What the exercise asks :: Take the lines of the data below from the very first through the line containing "y_ticks = [0, 2000, 4000, 6000, 8000, 10000]" and output them exactly, pictures excluded.

Data shown ::
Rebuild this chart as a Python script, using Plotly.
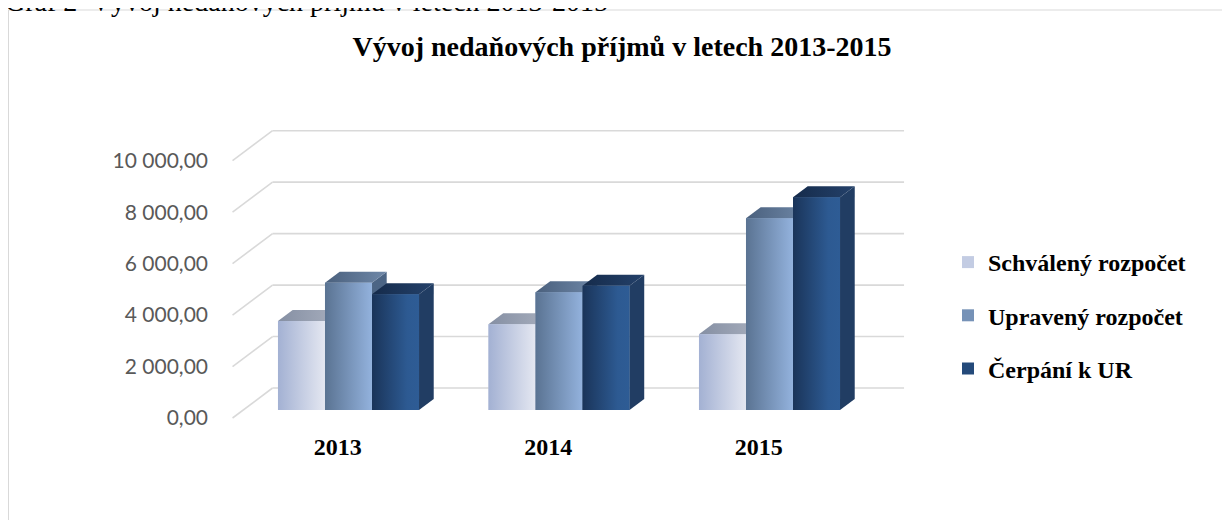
import plotly.graph_objects as go

# ---------------- data ----------------
years = ["2013", "2014", "2015"]
series_names = ["Schválený rozpočet", "Upravený rozpočet", "Čerpání k UR"]
schvaleny = [3460, 3330, 2940]
upraveny = [4950, 4575, 7450]
cerpani = [4500, 4830, 8265]
y_ticks = [0, 2000, 4000, 6000, 8000, 10000]

title_text = "Vývoj nedaňových příjmů v letech 2013-2015"
caption_text = "Graf 2  Vývoj nedaňových příjmů v letech 2013-2015"

# ---------------- layout geometry / style ----------------
BODY = 8                      # browser body margin around the figure
W, H = 1230 - 2 * BODY, 528 - 2 * BODY
# plot area in page pixels
L, R, T, B = 213, 910, 95, 430
PW, PH = R - L, B - T
CAT0_PX, CAT_STEP_PX = 348.5, 210.5
FLOOR_PX, PX_PER_UNIT = 410, 0.02573

xr = [(L - CAT0_PX) / CAT_STEP_PX, (R - CAT0_PX) / CAT_STEP_PX]
yr = [-(B - FLOOR_PX) / PX_PER_UNIT, (FLOOR_PX - T) / PX_PER_UNIT]
sx = PW / (xr[1] - xr[0])
sy = PH / (yr[1] - yr[0])


def dx(px):
    return px / sx


def dy(px):
    return px / sy


def px_to_paper_x(px):
    return (px - L) / PW


def px_to_paper_y(py):
    return (B - py) / PH


BAR_D = (14.7, 11.0)      # depth of bars (px right, px up)
BACK_D = (29.3, 22.0)     # back wall offset from bar front plane
FRONT_D = (-10.7, -8.0)   # front edge offset from bar front plane
BARGAP = 0.33
bw = (1 - BARGAP) / 3

front_scales = [
    [[0, "#A3B1D3"], [1, "#E4E7F1"]],
    [[0, "#5A7392"], [1, "#93B2DD"]],
    [[0, "#1A3459"], [0.75, "#2D5A92"], [1, "#2E5C95"]],
]
top_scales = [
    [[0, "#858FA3"], [1, "#A8AFBE"]],
    [[0, "#4A607D"], [1, "#6F88A8"]],
    [[0, "#152B4B"], [1, "#24416A"]],
]
side_colors = ["#8C98B4", "#4C6585", "#213D63"]
legend_colors = ["#C3CCE3", "#7692B7", "#244A7A"]

series_values = [schvaleny, upraveny, cerpani]

fig = go.Figure()

# real bars (front faces) - also provide the legend
for k, (name, vals) in enumerate(zip(series_names, series_values)):
    fig.add_trace(go.Bar(
        x=list(range(len(years))), y=vals, name=name,
        marker=dict(color=legend_colors[k], line=dict(width=0)),
        legendgroup=name, hoverinfo="skip",
    ))

# 3D shading faces drawn from the same values
ddx, ddy = dx(BAR_D[0]), dy(BAR_D[1])
for i in range(len(years)):
    for k, vals in enumerate(series_values):
        v = vals[i]
        x0 = i + (k - 1) * bw - bw / 2
        x1 = x0 + bw
        # side face
        fig.add_trace(go.Scatter(
            x=[x1, x1 + ddx, x1 + ddx, x1, x1], y=[0, ddy, v + ddy, v, 0],
            mode="lines", line=dict(width=0), fill="toself",
            fillcolor=side_colors[k], showlegend=False, hoverinfo="skip"))
        # top face
        fig.add_trace(go.Scatter(
            x=[x0, x1, x1 + ddx, x0 + ddx, x0], y=[v, v, v + ddy, v + ddy, v],
            mode="lines", line=dict(width=0), fill="toself",
            fillgradient=dict(type="horizontal", colorscale=top_scales[k]),
            showlegend=False, hoverinfo="skip"))
        # front face with gradient
        fig.add_trace(go.Scatter(
            x=[x0, x1, x1, x0, x0], y=[0, 0, v, v, 0],
            mode="lines", line=dict(width=0), fill="toself",
            fillgradient=dict(type="horizontal", colorscale=front_scales[k]),
            showlegend=False, hoverinfo="skip"))

# gridlines on back wall + left side wall
shapes = []
floor_x0, floor_x1 = -0.5, len(years) - 0.5
for v in y_ticks:
    bx0 = floor_x0 + dx(BACK_D[0])
    bx1 = floor_x1 + dx(BACK_D[0])
    by = v + dy(BACK_D[1])
    fx = floor_x0 + dx(FRONT_D[0])
    fy = v + dy(FRONT_D[1])
    shapes.append(dict(type="line", xref="x", yref="y", x0=bx0, x1=bx1, y0=by, y1=by,
                       line=dict(color="#D9D9D9", width=1.6), layer="below"))
    shapes.append(dict(type="line", xref="x", yref="y", x0=fx, x1=bx0, y0=fy, y1=by,
                       line=dict(color="#D9D9D9", width=1.6), layer="below"))

# outer chart border: top and left edges only (page pixels)
shapes.append(dict(type="line", xref="paper", yref="paper",
                   x0=px_to_paper_x(BODY + 0.5), x1=px_to_paper_x(1240),
                   y0=px_to_paper_y(10), y1=px_to_paper_y(10),
                   line=dict(color="#D9D9D9", width=1), layer="below"))
shapes.append(dict(type="line", xref="paper", yref="paper",
                   x0=px_to_paper_x(BODY + 0.5), x1=px_to_paper_x(BODY + 0.5),
                   y0=px_to_paper_y(10), y1=px_to_paper_y(540),
                   line=dict(color="#D9D9D9", width=1), layer="below"))

fig.update_layout(
    width=W, height=H,
    margin=dict(l=L - BODY, r=W - (R - BODY), t=T - BODY, b=H - (B - BODY)),
    paper_bgcolor="white", plot_bgcolor="white",
    barmode="group", bargap=BARGAP, bargroupgap=0,
    separators=", ",
    showlegend=True,
    title=dict(text=title_text, x=(622 - BODY) / W, xanchor="center", xref="container",
               y=1 - (46 - BODY) / H, yanchor="middle", yref="container",
               font=dict(family="Liberation Serif", size=28, color="black", weight="bold")),
    xaxis=dict(range=xr, showgrid=False, zeroline=False, showline=False,
               tickvals=[i + dx(FRONT_D[0]) for i in range(len(years))], ticktext=years,
               ticks="", tickfont=dict(family="Liberation Serif", size=24, color="black", weight="bold")),
    yaxis=dict(range=yr, showgrid=False, zeroline=False, showline=False, showticklabels=False),
    yaxis2=dict(range=[yr[0] - dy(FRONT_D[1]), yr[1] - dy(FRONT_D[1])], overlaying="y", side="left",
                showgrid=False, zeroline=False, showline=False, tickvals=y_ticks,
                tickformat=",.2f", ticks="", ticklabelstandoff=4,
                tickfont=dict(family="Lato", size=21, color="#595959")),
    legend=dict(x=px_to_paper_x(948), xanchor="left", y=px_to_paper_y(240), yanchor="top",
                font=dict(family="Liberation Serif", size=24, color="black", weight="bold"),
                tracegroupgap=19, bgcolor="rgba(0,0,0,0)"),
    shapes=shapes,
    annotations=[dict(text=caption_text, xref="paper", yref="paper",
                      x=px_to_paper_x(3), xanchor="left", y=px_to_paper_y(19), yanchor="bottom",
                      showarrow=False,
                      font=dict(family="Liberation Serif", size=28, color="black"))],
)

# dummy trace to activate yaxis2 labels
fig.add_trace(go.Scatter(x=[None], y=[None], yaxis="y2", showlegend=False, hoverinfo="skip"))

fig.write_html("out.html")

Output for this task ::
Rebuild this chart as a Python script, using Plotly.
import plotly.graph_objects as go

# ---------------- data ----------------
years = ["2013", "2014", "2015"]
series_names = ["Schválený rozpočet", "Upravený rozpočet", "Čerpání k UR"]
schvaleny = [3460, 3330, 2940]
upraveny = [4950, 4575, 7450]
cerpani = [4500, 4830, 8265]
y_ticks = [0, 2000, 4000, 6000, 8000, 10000]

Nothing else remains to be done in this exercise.